_Aim_
Filter the entries below, keeping every line that has the word "this".

_Extracted information_
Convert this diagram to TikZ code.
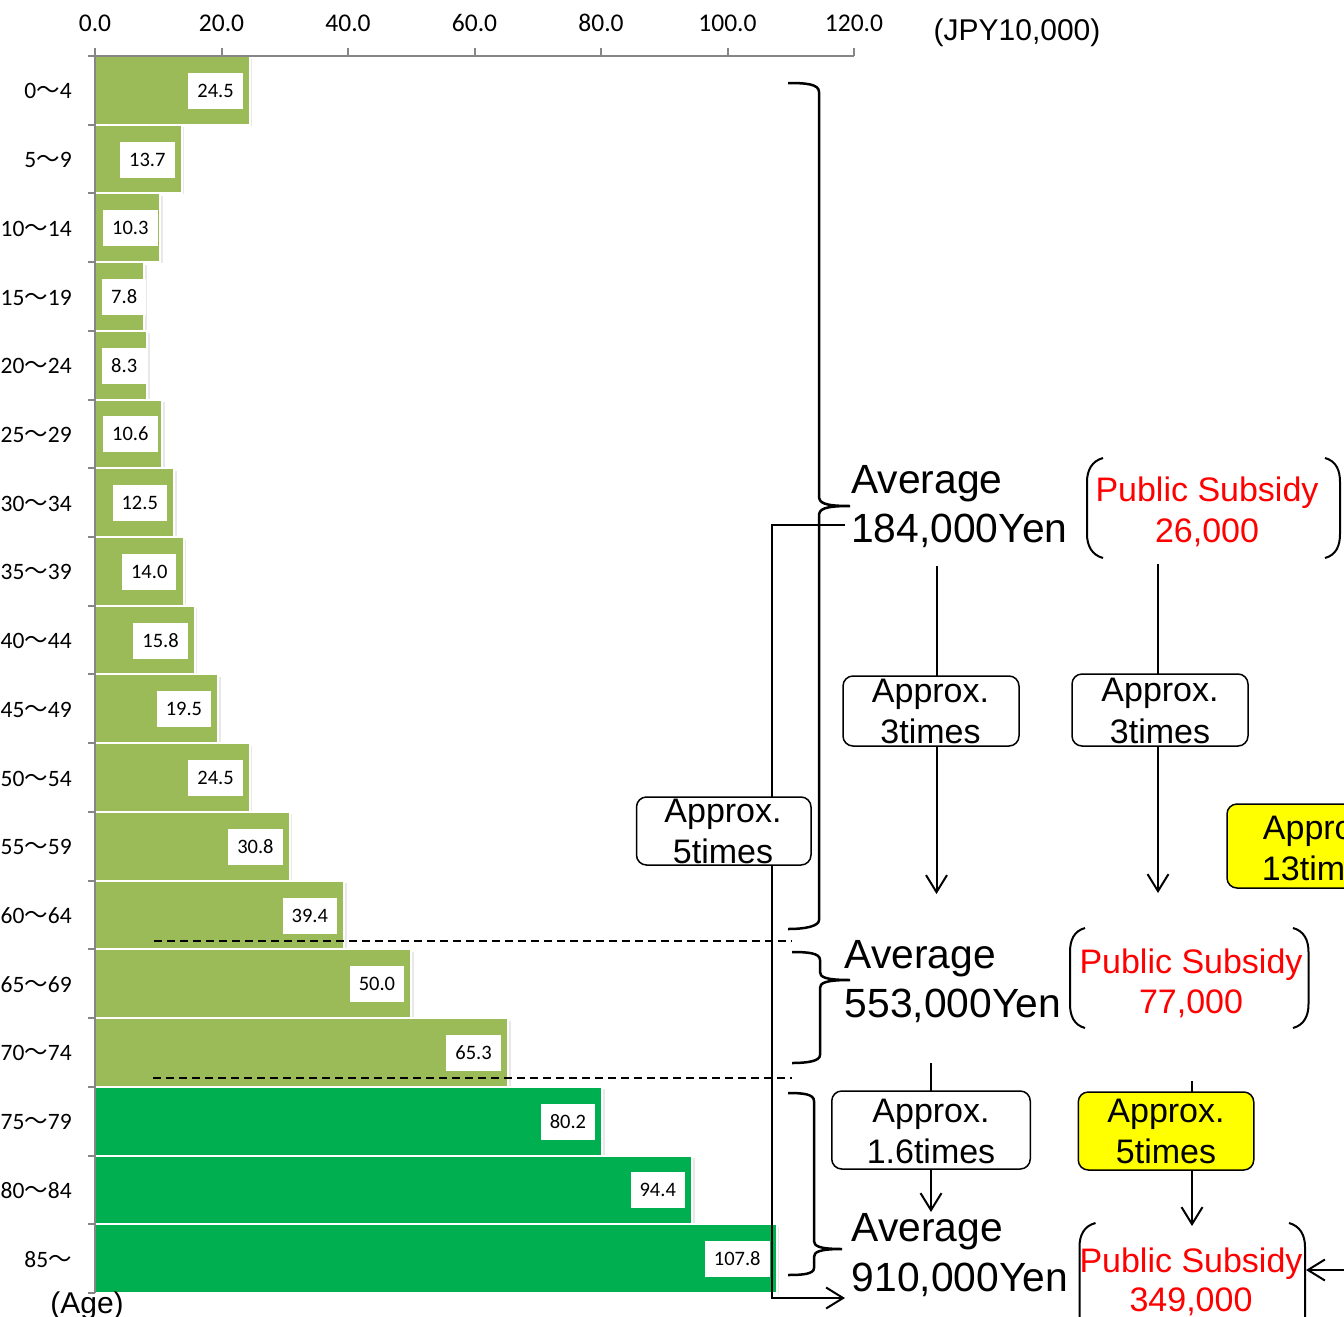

* * *

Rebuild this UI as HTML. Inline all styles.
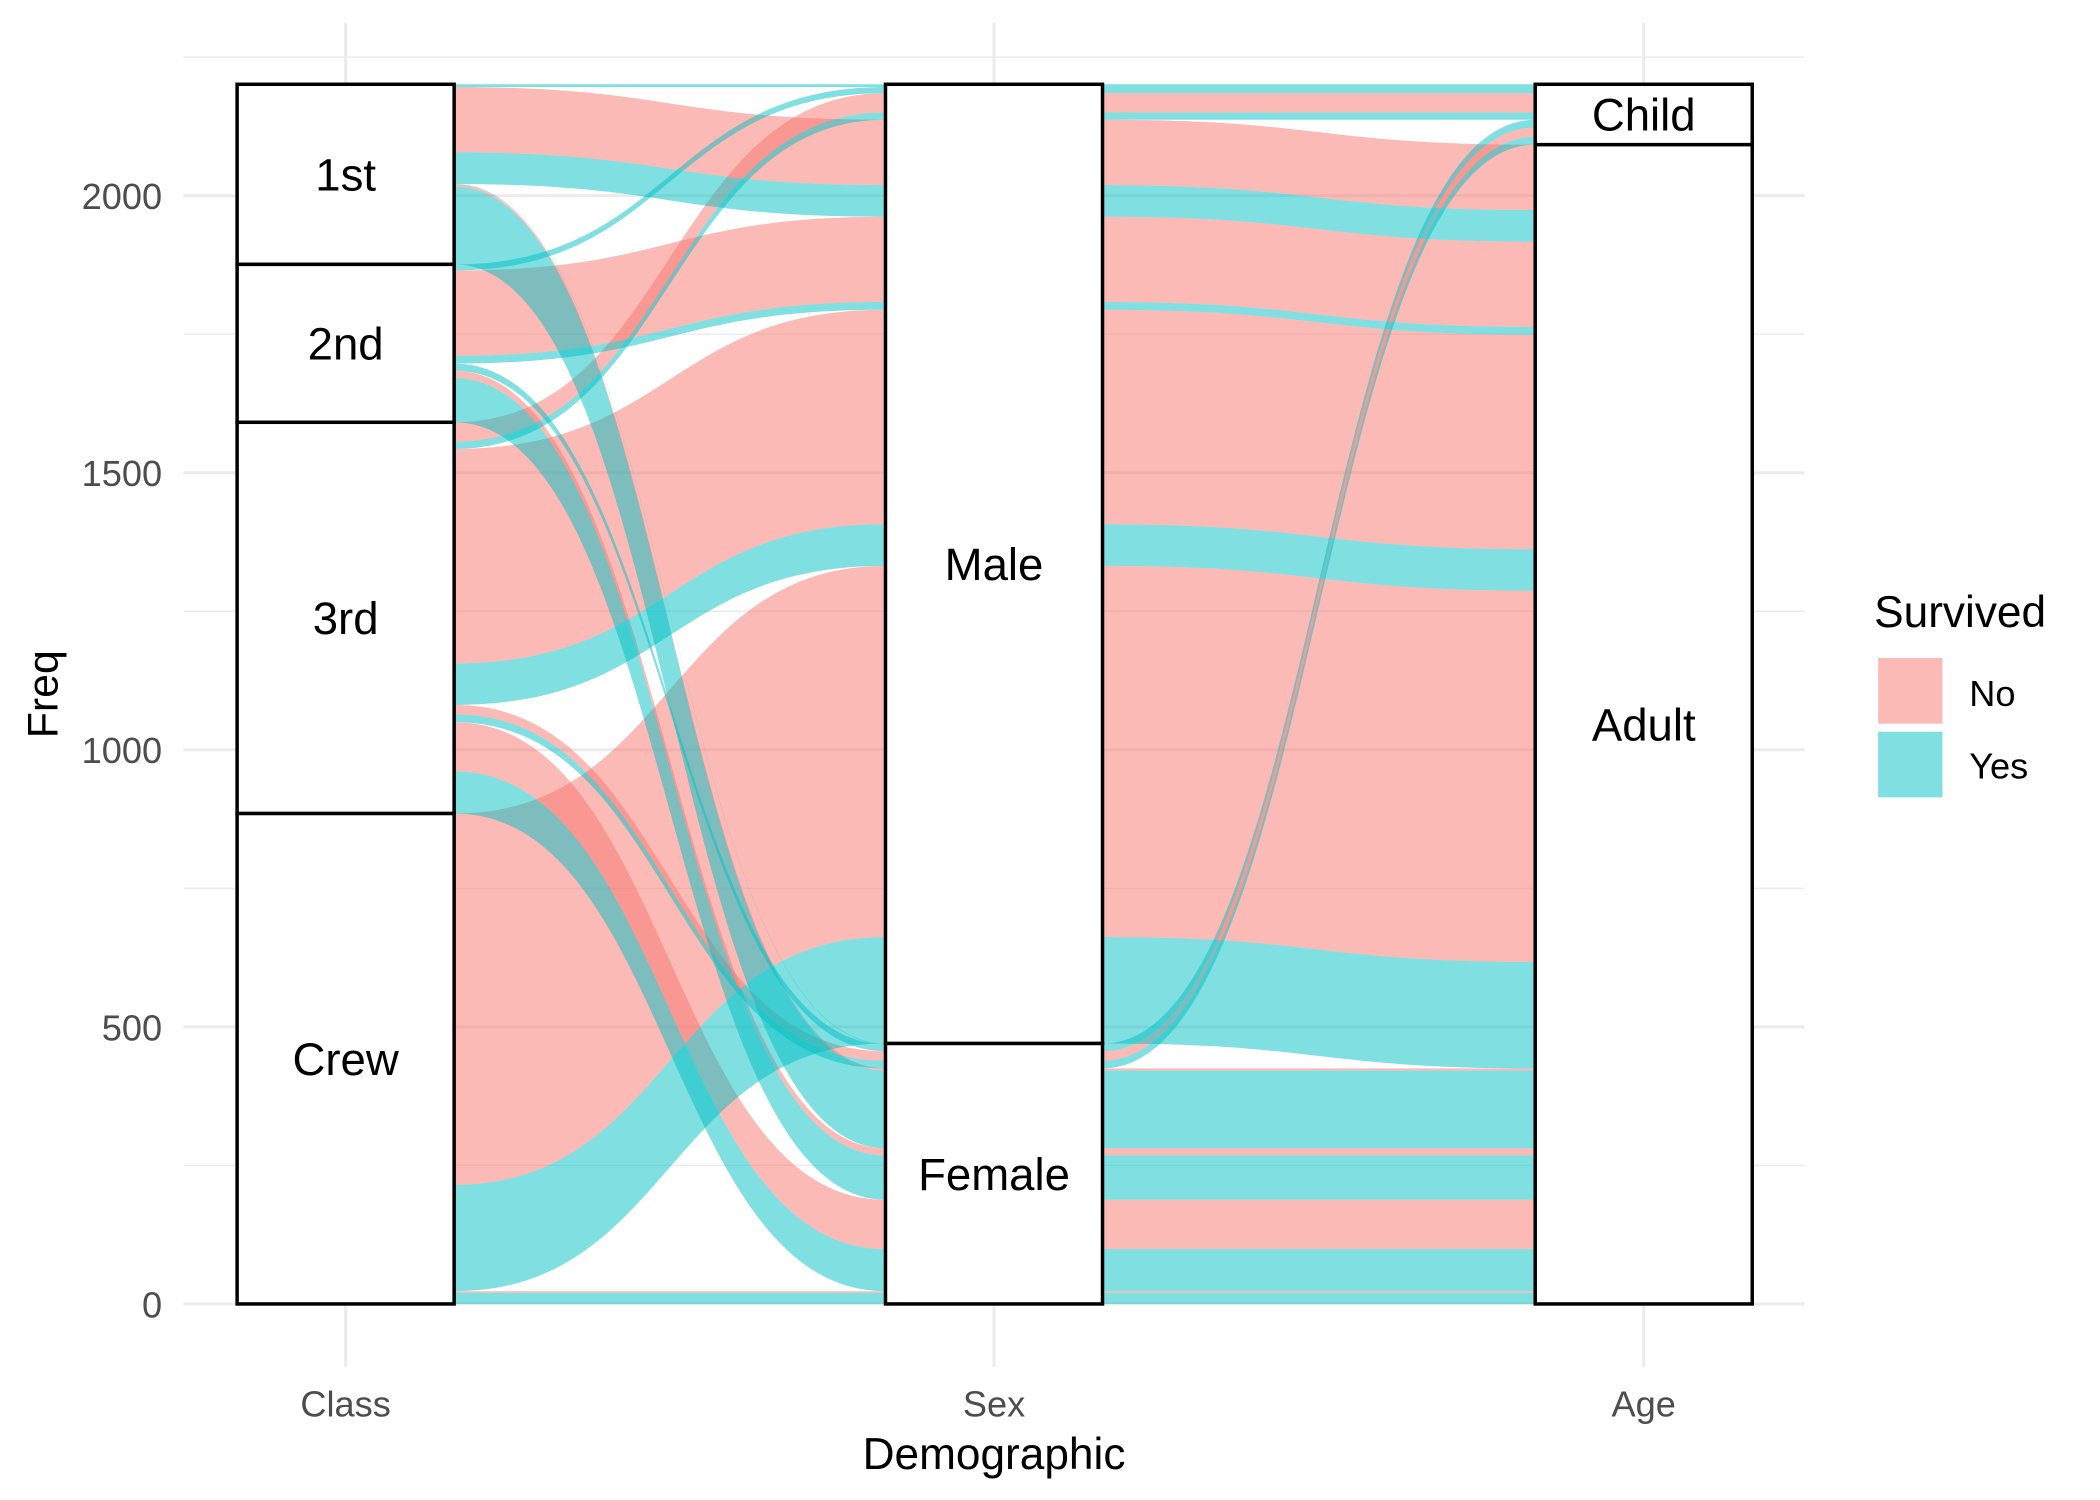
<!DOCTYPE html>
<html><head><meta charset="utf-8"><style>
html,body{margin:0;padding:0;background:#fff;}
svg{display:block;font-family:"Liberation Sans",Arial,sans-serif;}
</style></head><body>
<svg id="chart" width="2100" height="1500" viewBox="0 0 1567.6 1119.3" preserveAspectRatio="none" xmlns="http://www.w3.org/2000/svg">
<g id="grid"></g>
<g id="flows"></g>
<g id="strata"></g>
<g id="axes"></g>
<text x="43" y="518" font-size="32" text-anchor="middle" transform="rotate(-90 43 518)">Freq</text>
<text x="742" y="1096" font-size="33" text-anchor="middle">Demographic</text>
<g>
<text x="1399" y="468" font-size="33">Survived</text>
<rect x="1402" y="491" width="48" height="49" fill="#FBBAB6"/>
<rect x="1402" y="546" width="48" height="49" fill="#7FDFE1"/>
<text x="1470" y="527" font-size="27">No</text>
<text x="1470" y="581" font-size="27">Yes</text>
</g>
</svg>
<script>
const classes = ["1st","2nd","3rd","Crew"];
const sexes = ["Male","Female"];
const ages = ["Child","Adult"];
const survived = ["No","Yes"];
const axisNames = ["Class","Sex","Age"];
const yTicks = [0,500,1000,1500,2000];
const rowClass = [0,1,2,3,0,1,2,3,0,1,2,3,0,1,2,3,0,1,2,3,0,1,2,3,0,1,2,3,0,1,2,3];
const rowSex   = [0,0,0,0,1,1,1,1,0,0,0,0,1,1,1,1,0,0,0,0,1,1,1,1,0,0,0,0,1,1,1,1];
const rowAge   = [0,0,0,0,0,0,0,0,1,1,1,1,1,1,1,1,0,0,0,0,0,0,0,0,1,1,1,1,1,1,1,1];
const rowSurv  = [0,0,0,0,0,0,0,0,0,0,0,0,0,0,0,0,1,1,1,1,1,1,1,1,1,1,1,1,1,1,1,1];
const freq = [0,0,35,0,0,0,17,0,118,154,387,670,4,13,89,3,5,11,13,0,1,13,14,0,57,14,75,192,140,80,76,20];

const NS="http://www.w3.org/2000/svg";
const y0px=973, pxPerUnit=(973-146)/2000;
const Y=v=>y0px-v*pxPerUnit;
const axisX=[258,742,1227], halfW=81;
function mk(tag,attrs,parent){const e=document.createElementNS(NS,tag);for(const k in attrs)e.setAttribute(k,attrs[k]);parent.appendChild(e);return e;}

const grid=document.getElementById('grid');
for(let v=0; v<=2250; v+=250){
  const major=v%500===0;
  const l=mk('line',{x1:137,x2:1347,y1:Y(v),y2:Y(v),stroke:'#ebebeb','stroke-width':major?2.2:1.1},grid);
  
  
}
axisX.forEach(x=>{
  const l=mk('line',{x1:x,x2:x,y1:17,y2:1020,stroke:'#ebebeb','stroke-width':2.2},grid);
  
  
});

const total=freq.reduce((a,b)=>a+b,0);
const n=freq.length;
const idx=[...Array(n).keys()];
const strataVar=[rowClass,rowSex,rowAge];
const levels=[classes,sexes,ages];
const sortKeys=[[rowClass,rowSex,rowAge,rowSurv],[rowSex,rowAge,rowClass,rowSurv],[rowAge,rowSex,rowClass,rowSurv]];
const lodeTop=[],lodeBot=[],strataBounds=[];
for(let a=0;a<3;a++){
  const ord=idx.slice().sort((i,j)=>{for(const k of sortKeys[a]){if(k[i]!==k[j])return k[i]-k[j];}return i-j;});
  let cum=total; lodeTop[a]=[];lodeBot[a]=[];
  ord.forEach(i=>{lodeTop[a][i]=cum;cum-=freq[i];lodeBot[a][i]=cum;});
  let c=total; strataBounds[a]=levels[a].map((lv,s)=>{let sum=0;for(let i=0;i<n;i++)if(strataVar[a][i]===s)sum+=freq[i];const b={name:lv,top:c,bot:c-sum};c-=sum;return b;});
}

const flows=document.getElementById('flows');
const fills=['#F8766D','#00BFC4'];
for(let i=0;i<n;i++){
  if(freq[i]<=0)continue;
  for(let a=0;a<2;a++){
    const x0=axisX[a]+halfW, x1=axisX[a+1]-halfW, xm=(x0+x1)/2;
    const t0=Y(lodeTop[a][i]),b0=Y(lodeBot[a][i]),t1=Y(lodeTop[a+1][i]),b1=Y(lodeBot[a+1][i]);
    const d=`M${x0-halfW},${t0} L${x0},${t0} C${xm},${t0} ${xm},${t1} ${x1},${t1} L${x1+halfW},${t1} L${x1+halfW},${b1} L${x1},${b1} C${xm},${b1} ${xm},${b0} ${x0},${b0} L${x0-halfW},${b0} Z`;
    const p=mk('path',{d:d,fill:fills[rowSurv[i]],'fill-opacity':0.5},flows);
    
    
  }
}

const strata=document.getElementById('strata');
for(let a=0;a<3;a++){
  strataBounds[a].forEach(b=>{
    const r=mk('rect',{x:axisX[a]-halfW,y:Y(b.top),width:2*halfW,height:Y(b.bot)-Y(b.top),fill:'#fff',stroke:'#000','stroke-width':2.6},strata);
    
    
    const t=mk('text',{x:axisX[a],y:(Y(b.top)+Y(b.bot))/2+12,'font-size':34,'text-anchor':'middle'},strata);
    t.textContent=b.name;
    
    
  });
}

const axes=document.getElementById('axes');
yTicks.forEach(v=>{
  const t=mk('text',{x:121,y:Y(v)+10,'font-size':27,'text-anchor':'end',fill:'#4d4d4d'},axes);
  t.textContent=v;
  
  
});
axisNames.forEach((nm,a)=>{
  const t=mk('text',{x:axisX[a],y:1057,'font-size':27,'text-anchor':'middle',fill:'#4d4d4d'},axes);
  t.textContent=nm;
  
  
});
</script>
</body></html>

* * *

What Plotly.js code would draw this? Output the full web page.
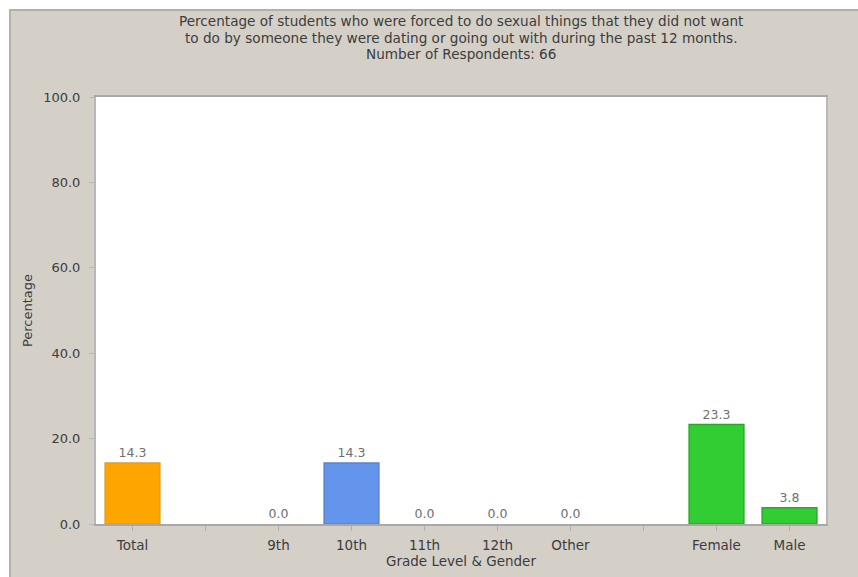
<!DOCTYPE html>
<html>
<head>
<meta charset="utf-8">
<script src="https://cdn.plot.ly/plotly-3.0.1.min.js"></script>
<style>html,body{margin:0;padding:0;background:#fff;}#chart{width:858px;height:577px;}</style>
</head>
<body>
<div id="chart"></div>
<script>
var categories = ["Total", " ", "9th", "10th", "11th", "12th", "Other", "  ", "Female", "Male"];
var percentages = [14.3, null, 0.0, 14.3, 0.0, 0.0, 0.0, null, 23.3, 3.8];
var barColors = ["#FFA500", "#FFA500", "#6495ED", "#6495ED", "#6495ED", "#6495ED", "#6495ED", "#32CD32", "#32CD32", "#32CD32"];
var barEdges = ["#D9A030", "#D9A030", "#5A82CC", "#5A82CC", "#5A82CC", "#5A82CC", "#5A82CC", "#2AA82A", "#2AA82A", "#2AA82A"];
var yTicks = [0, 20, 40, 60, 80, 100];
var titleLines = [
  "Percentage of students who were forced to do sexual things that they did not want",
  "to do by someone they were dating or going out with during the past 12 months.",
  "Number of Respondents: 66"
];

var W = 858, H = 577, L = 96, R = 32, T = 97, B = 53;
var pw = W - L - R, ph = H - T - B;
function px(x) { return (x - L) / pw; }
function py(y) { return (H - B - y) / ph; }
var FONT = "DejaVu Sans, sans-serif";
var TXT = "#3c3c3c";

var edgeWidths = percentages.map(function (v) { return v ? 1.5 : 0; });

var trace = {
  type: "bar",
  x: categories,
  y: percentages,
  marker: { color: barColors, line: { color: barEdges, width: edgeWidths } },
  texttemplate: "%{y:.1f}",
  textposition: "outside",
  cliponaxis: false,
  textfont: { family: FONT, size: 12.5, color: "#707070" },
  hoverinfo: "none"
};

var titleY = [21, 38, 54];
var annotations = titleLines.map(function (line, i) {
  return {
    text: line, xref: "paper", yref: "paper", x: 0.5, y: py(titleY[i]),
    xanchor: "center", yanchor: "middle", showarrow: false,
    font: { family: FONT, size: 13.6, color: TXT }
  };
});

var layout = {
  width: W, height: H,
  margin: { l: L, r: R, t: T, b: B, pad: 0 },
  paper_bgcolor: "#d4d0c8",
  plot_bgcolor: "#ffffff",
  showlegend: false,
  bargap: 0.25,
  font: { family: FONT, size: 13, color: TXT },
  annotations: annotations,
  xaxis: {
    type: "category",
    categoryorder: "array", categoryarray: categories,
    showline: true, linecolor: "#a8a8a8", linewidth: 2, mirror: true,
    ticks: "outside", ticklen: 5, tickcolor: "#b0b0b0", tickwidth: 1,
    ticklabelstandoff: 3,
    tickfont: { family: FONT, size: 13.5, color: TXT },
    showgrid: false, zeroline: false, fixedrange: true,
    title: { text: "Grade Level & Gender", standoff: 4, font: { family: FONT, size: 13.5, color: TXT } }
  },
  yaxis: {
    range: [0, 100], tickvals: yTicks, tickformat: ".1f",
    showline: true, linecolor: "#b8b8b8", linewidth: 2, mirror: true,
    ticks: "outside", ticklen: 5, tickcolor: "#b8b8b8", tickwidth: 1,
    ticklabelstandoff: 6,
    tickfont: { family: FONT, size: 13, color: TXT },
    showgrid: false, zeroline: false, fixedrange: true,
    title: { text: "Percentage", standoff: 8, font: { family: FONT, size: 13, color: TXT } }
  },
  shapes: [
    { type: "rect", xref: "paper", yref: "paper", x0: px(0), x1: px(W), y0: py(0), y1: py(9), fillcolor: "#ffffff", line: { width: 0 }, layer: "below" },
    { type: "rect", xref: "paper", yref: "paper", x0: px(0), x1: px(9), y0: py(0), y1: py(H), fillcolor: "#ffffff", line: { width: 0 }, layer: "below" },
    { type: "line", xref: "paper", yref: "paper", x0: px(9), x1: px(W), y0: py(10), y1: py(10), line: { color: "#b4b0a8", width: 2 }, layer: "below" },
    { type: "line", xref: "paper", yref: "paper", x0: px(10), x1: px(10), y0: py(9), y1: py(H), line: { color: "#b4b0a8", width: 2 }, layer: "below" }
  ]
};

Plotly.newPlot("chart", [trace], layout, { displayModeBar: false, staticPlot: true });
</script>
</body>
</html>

_Completed task_
Convert this diagram to TikZ code.
Rebuild this UI as HTML. Inline all styles.
What Plotly.js code would draw this? Output the full web page.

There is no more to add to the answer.